Din Mohammad, a powerful Pashtun tribal leader in eastern Afghanistan and a member of Afghanistan's High Peace Council, confirmed the date of the talks in a July 29 interview with RFE/RL’s Radio Free Afghanistan.
Earlier in July, the spiritual leader of Afghanistan’s Taliban, Mullah Mohammad Omar, purportedly recognized peace talks with the Afghan government as “legitimate,” with a message posted in his name saying that the goal of the peace process is an “end to occupation" by foreign forces.
The July 15 statement issued on an official Taliban website marked a departure from the Taliban leadership’s traditional position -- that there could be no meaningful talks until all foreign military forces have left Afghan soil.

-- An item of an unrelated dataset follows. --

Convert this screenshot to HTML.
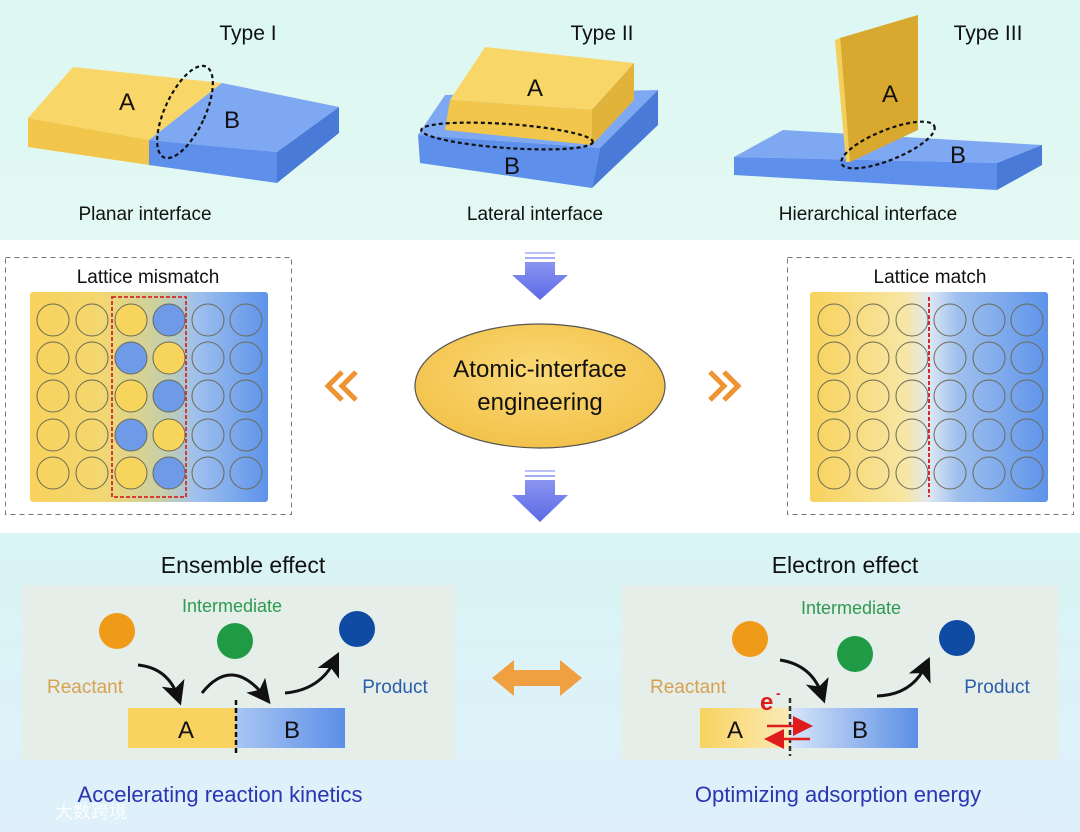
<!DOCTYPE html>
<html><head><meta charset="utf-8"><style>
html,body{margin:0;padding:0;background:#fff}
svg{display:block}
text{font-family:"Liberation Sans","Noto Sans CJK SC",sans-serif}
</style></head><body>
<svg width="1080" height="832" viewBox="0 0 1080 832" xmlns="http://www.w3.org/2000/svg">
<defs>
<linearGradient id="topbg" x1="0" y1="0" x2="0" y2="1"><stop offset="0" stop-color="#dcf7f2"/><stop offset="1" stop-color="#e3f8f3"/></linearGradient>
<linearGradient id="botbg" x1="0" y1="0" x2="0" y2="1"><stop offset="0" stop-color="#d9f5f5"/><stop offset="1" stop-color="#dff0fb"/></linearGradient>
<linearGradient id="latL" x1="0" y1="0" x2="1" y2="0"><stop offset="0" stop-color="#f8d25c"/><stop offset="0.3" stop-color="#f3d770"/><stop offset="0.55" stop-color="#c8d0a6"/><stop offset="0.7" stop-color="#9fc0ee"/><stop offset="1" stop-color="#5d93ea"/></linearGradient>
<linearGradient id="latR" x1="0" y1="0" x2="1" y2="0"><stop offset="0" stop-color="#f8d25c"/><stop offset="0.4" stop-color="#f7e6a4"/><stop offset="0.5" stop-color="#dfe8f3"/><stop offset="0.62" stop-color="#9fc0ee"/><stop offset="1" stop-color="#5d93ea"/></linearGradient>
<radialGradient id="ell" cx="0.5" cy="0.4" r="0.6"><stop offset="0" stop-color="#fbd976"/><stop offset="1" stop-color="#f2c24a"/></radialGradient>
<linearGradient id="barB" x1="0" y1="0" x2="1" y2="0"><stop offset="0" stop-color="#a9c6f4"/><stop offset="1" stop-color="#5b8fe6"/></linearGradient>
<linearGradient id="barA" x1="0" y1="0" x2="1" y2="0"><stop offset="0" stop-color="#f9d35f"/><stop offset="1" stop-color="#faeab8"/></linearGradient>
<linearGradient id="barB2" x1="0" y1="0" x2="1" y2="0"><stop offset="0" stop-color="#d7e5f8"/><stop offset="1" stop-color="#5b8fe6"/></linearGradient>
<linearGradient id="darr" x1="0" y1="0" x2="0" y2="1"><stop offset="0" stop-color="#8a95f0"/><stop offset="1" stop-color="#5c69e6"/></linearGradient>
<marker id="ah" markerWidth="8" markerHeight="8" refX="5" refY="4" orient="auto"><path d="M0,0 L8,4 L0,8 L2,4 z" fill="#111"/></marker>
<marker id="rh" markerWidth="8" markerHeight="8" refX="6" refY="4" orient="auto"><path d="M0,0 L8,4 L0,8 z" fill="#e01b1b"/></marker>
</defs>

<!-- top panel -->
<rect x="0" y="0" width="1080" height="240" fill="url(#topbg)"/>
<text x="248" y="40" font-size="21" text-anchor="middle" fill="#111">Type I</text>
<text x="602" y="40" font-size="21" text-anchor="middle" fill="#111">Type II</text>
<text x="988" y="40" font-size="21" text-anchor="middle" fill="#111">Type III</text>
<text x="145" y="220" font-size="19" text-anchor="middle" fill="#111">Planar interface</text>
<text x="535" y="220" font-size="19" text-anchor="middle" fill="#111">Lateral interface</text>
<text x="868" y="220" font-size="19" text-anchor="middle" fill="#111">Hierarchical interface</text>

<!-- Type I -->
<polygon points="28,118 73,67 222,83 149,140" fill="#f9d668"/>
<polygon points="28,118 149,140 149,165 28,147" fill="#f2c64b"/>
<polygon points="222,83 339,107 277,152 149,140" fill="#7fa8f2"/>
<polygon points="149,140 277,152 277,183 149,165" fill="#5e8fea"/>
<polygon points="277,152 339,107 339,133 277,183" fill="#4a7ad8"/>
<text x="127" y="110" font-size="24" text-anchor="middle" fill="#111">A</text>
<text x="232" y="128" font-size="24" text-anchor="middle" fill="#111">B</text>
<ellipse cx="185" cy="112" rx="20" ry="50" transform="rotate(25 185 112)" fill="none" stroke="#111" stroke-width="2.2" stroke-dasharray="4,3"/>

<!-- Type II -->
<polygon points="418,135 445,95 658,90 600,148" fill="#7fa8f2"/>
<polygon points="418,135 600,148 592,188 420,163" fill="#5e8fea"/>
<polygon points="600,148 658,90 658,125 592,188" fill="#4a7ad8"/>
<polygon points="450,100 485,47 634,63 592,110" fill="#f9d668"/>
<polygon points="450,100 592,110 592,145 445,130" fill="#f2c64b"/>
<polygon points="592,110 634,63 634,100 592,145" fill="#e2b33a"/>
<text x="535" y="96" font-size="24" text-anchor="middle" fill="#111">A</text>
<text x="512" y="174" font-size="24" text-anchor="middle" fill="#111">B</text>
<ellipse cx="507" cy="136" rx="86" ry="12" transform="rotate(4 507 136)" fill="none" stroke="#111" stroke-width="2.2" stroke-dasharray="4,3"/>

<!-- Type III -->
<polygon points="734,157 783,130 1042,145 997,163" fill="#7fa8f2"/>
<polygon points="734,157 997,163 997,190 734,175" fill="#5e8fea"/>
<polygon points="997,163 1042,145 1042,165 997,190" fill="#4a7ad8"/>
<polygon points="840,38 918,15 918,130 850,162" fill="#d8a92e"/>
<polygon points="835,40 840,38 850,162 846,162" fill="#f5cf5c"/>
<text x="890" y="102" font-size="24" text-anchor="middle" fill="#111">A</text>
<text x="958" y="163" font-size="24" text-anchor="middle" fill="#111">B</text>
<ellipse cx="888" cy="145" rx="50" ry="15" transform="rotate(-22 888 145)" fill="none" stroke="#111" stroke-width="2.2" stroke-dasharray="4,3"/>

<!-- middle -->
<rect x="5.5" y="257.5" width="286" height="257" fill="none" stroke="#777" stroke-dasharray="5,4"/>
<rect x="787.5" y="257.5" width="286" height="257" fill="none" stroke="#777" stroke-dasharray="5,4"/>
<text x="148" y="283" font-size="19" text-anchor="middle" fill="#111">Lattice mismatch</text>
<text x="930" y="283" font-size="19" text-anchor="middle" fill="#111">Lattice match</text>
<rect x="30" y="292" width="238" height="210" rx="3" fill="url(#latL)"/>
<rect x="810" y="292" width="238" height="210" rx="3" fill="url(#latR)"/>
<g fill="none" stroke="#6b6a55" stroke-width="1">
<g id="cols">
<circle cx="53" cy="320" r="16"/><circle cx="53" cy="358" r="16"/><circle cx="53" cy="396" r="16"/><circle cx="53" cy="435" r="16"/><circle cx="53" cy="473" r="16"/>
<circle cx="92" cy="320" r="16"/><circle cx="92" cy="358" r="16"/><circle cx="92" cy="396" r="16"/><circle cx="92" cy="435" r="16"/><circle cx="92" cy="473" r="16"/>
<circle cx="208" cy="320" r="16"/><circle cx="208" cy="358" r="16"/><circle cx="208" cy="396" r="16"/><circle cx="208" cy="435" r="16"/><circle cx="208" cy="473" r="16"/>
<circle cx="246" cy="320" r="16"/><circle cx="246" cy="358" r="16"/><circle cx="246" cy="396" r="16"/><circle cx="246" cy="435" r="16"/><circle cx="246" cy="473" r="16"/>
</g>
</g>
<g stroke="#6b6a55" stroke-width="1">
<circle cx="131" cy="320" r="16" fill="#f7d45c"/><circle cx="169" cy="320" r="16" fill="#6f9ae8"/>
<circle cx="131" cy="358" r="16" fill="#6f9ae8"/><circle cx="169" cy="358" r="16" fill="#f7d45c"/>
<circle cx="131" cy="396" r="16" fill="#f7d45c"/><circle cx="169" cy="396" r="16" fill="#6f9ae8"/>
<circle cx="131" cy="435" r="16" fill="#6f9ae8"/><circle cx="169" cy="435" r="16" fill="#f7d45c"/>
<circle cx="131" cy="473" r="16" fill="#f7d45c"/><circle cx="169" cy="473" r="16" fill="#6f9ae8"/>
</g>
<rect x="112" y="297" width="74" height="200" fill="none" stroke="#d42a2a" stroke-width="1.8" stroke-dasharray="4,2"/>
<g fill="none" stroke="#6b6a55" stroke-width="1">
<g transform="translate(781,0)">
<circle cx="53" cy="320" r="16"/><circle cx="53" cy="358" r="16"/><circle cx="53" cy="396" r="16"/><circle cx="53" cy="435" r="16"/><circle cx="53" cy="473" r="16"/>
<circle cx="92" cy="320" r="16"/><circle cx="92" cy="358" r="16"/><circle cx="92" cy="396" r="16"/><circle cx="92" cy="435" r="16"/><circle cx="92" cy="473" r="16"/>
<circle cx="131" cy="320" r="16"/><circle cx="131" cy="358" r="16"/><circle cx="131" cy="396" r="16"/><circle cx="131" cy="435" r="16"/><circle cx="131" cy="473" r="16"/>
<circle cx="169" cy="320" r="16"/><circle cx="169" cy="358" r="16"/><circle cx="169" cy="396" r="16"/><circle cx="169" cy="435" r="16"/><circle cx="169" cy="473" r="16"/>
<circle cx="208" cy="320" r="16"/><circle cx="208" cy="358" r="16"/><circle cx="208" cy="396" r="16"/><circle cx="208" cy="435" r="16"/><circle cx="208" cy="473" r="16"/>
<circle cx="246" cy="320" r="16"/><circle cx="246" cy="358" r="16"/><circle cx="246" cy="396" r="16"/><circle cx="246" cy="435" r="16"/><circle cx="246" cy="473" r="16"/>
</g>
</g>
<line x1="929" y1="297" x2="929" y2="497" stroke="#d42a2a" stroke-width="2" stroke-dasharray="4,2"/>

<ellipse cx="540" cy="386" rx="125" ry="62" fill="url(#ell)" stroke="#555" stroke-width="1.2"/>
<text x="540" y="377" font-size="24" text-anchor="middle" fill="#111">Atomic-interface</text>
<text x="540" y="410" font-size="24" text-anchor="middle" fill="#111">engineering</text>

<!-- down arrows -->
<g fill="url(#darr)">
<rect x="525" y="252" width="30" height="2" fill="#b8c0f5"/>
<rect x="525" y="257" width="30" height="2" fill="#a4aef3"/>
<polygon points="525,262 555,262 555,275 568,275 540,300 512,275 525,275"/>
<rect x="525" y="470" width="30" height="2" fill="#b8c0f5"/>
<rect x="525" y="475" width="30" height="2" fill="#a4aef3"/>
<polygon points="525,480 555,480 555,495 568,495 540,522 512,495 525,495"/>
</g>
<!-- chevrons -->
<g fill="none" stroke="#ef9332" stroke-width="5">
<polyline points="342,372 328,386 342,400"/><polyline points="356,372 342,386 356,400"/>
<polyline points="710,372 724,386 710,400"/><polyline points="724,372 738,386 724,400"/>
</g>

<!-- bottom panel -->
<rect x="0" y="533" width="1080" height="299" fill="url(#botbg)"/>
<rect x="22" y="585" width="433" height="175" fill="#e5eee9"/>
<rect x="622" y="585" width="436" height="175" fill="#e5eee9"/>
<text x="243" y="573" font-size="23" text-anchor="middle" fill="#111">Ensemble effect</text>
<text x="845" y="573" font-size="23" text-anchor="middle" fill="#111">Electron effect</text>

<text x="232" y="612" font-size="18" text-anchor="middle" fill="#2e9a50">Intermediate</text>
<circle cx="117" cy="631" r="18" fill="#ef9a19"/>
<circle cx="235" cy="641" r="18" fill="#1f9a45"/>
<circle cx="357" cy="629" r="18" fill="#0f4aa3"/>
<text x="85" y="693" font-size="19" text-anchor="middle" fill="#d8a153">Reactant</text>
<text x="395" y="693" font-size="19" text-anchor="middle" fill="#2b5ea8">Product</text>
<path d="M138,665 Q168,668 178,697" fill="none" stroke="#111" stroke-width="3" marker-end="url(#ah)"/>
<path d="M202,693 Q232,655 265,697" fill="none" stroke="#111" stroke-width="3" marker-end="url(#ah)"/>
<path d="M285,693 Q320,690 335,660" fill="none" stroke="#111" stroke-width="3" marker-end="url(#ah)"/>
<rect x="128" y="708" width="108" height="40" fill="#f9d35f"/>
<rect x="236" y="708" width="109" height="40" fill="url(#barB)"/>
<line x1="236" y1="700" x2="236" y2="756" stroke="#111" stroke-width="2.5" stroke-dasharray="5,3"/>
<text x="186" y="738" font-size="24" text-anchor="middle" fill="#111">A</text>
<text x="292" y="738" font-size="24" text-anchor="middle" fill="#111">B</text>
<text x="220" y="802" font-size="22" text-anchor="middle" fill="#2a35b0">Accelerating reaction kinetics</text>

<text x="851" y="614" font-size="18" text-anchor="middle" fill="#2e9a50">Intermediate</text>
<circle cx="750" cy="639" r="18" fill="#ef9a19"/>
<circle cx="855" cy="654" r="18" fill="#1f9a45"/>
<circle cx="957" cy="638" r="18" fill="#0f4aa3"/>
<text x="688" y="693" font-size="19" text-anchor="middle" fill="#d8a153">Reactant</text>
<text x="997" y="693" font-size="19" text-anchor="middle" fill="#2b5ea8">Product</text>
<path d="M780,660 Q812,665 822,695" fill="none" stroke="#111" stroke-width="3" marker-end="url(#ah)"/>
<path d="M877,696 Q912,695 926,665" fill="none" stroke="#111" stroke-width="3" marker-end="url(#ah)"/>
<rect x="700" y="708" width="90" height="40" fill="url(#barA)"/>
<rect x="790" y="708" width="128" height="40" fill="url(#barB2)"/>
<line x1="790" y1="698" x2="790" y2="756" stroke="#333" stroke-width="2.5" stroke-dasharray="5,3"/>
<text x="735" y="738" font-size="24" text-anchor="middle" fill="#111">A</text>
<text x="860" y="738" font-size="24" text-anchor="middle" fill="#111">B</text>
<text x="760" y="710" font-size="24" font-weight="bold" fill="#e01b1b">e</text>
<text x="776" y="698" font-size="14" font-weight="bold" fill="#e01b1b">-</text>
<line x1="767" y1="726" x2="808" y2="726" stroke="#e01b1b" stroke-width="2.5" marker-end="url(#rh)"/>
<line x1="810" y1="739" x2="769" y2="739" stroke="#e01b1b" stroke-width="2.5" marker-end="url(#rh)"/>
<text x="838" y="802" font-size="22" text-anchor="middle" fill="#2a35b0">Optimizing adsorption energy</text>

<!-- double arrow -->
<polygon points="492,678 514,660 514,670 560,670 560,660 582,678 560,696 560,686 514,686 514,696" fill="#f0a040"/>

<text x="55" y="818" font-size="18" fill="#ffffff" opacity="0.9">大数跨境</text>
</svg>
</body></html>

But high level Afghan government officials revealed privately on July 29 that they have confirmed Mullah Omar has been dead since 2013.
It was not immediately clear whether news of Mullah Omar's death would cause the July 31 talks to be postponed.
The first round of face-to-face talks took place in Murree, Pakistan, on the outskirts of Islamabad on July 7 under the auspices of U.S. and Chinese officials.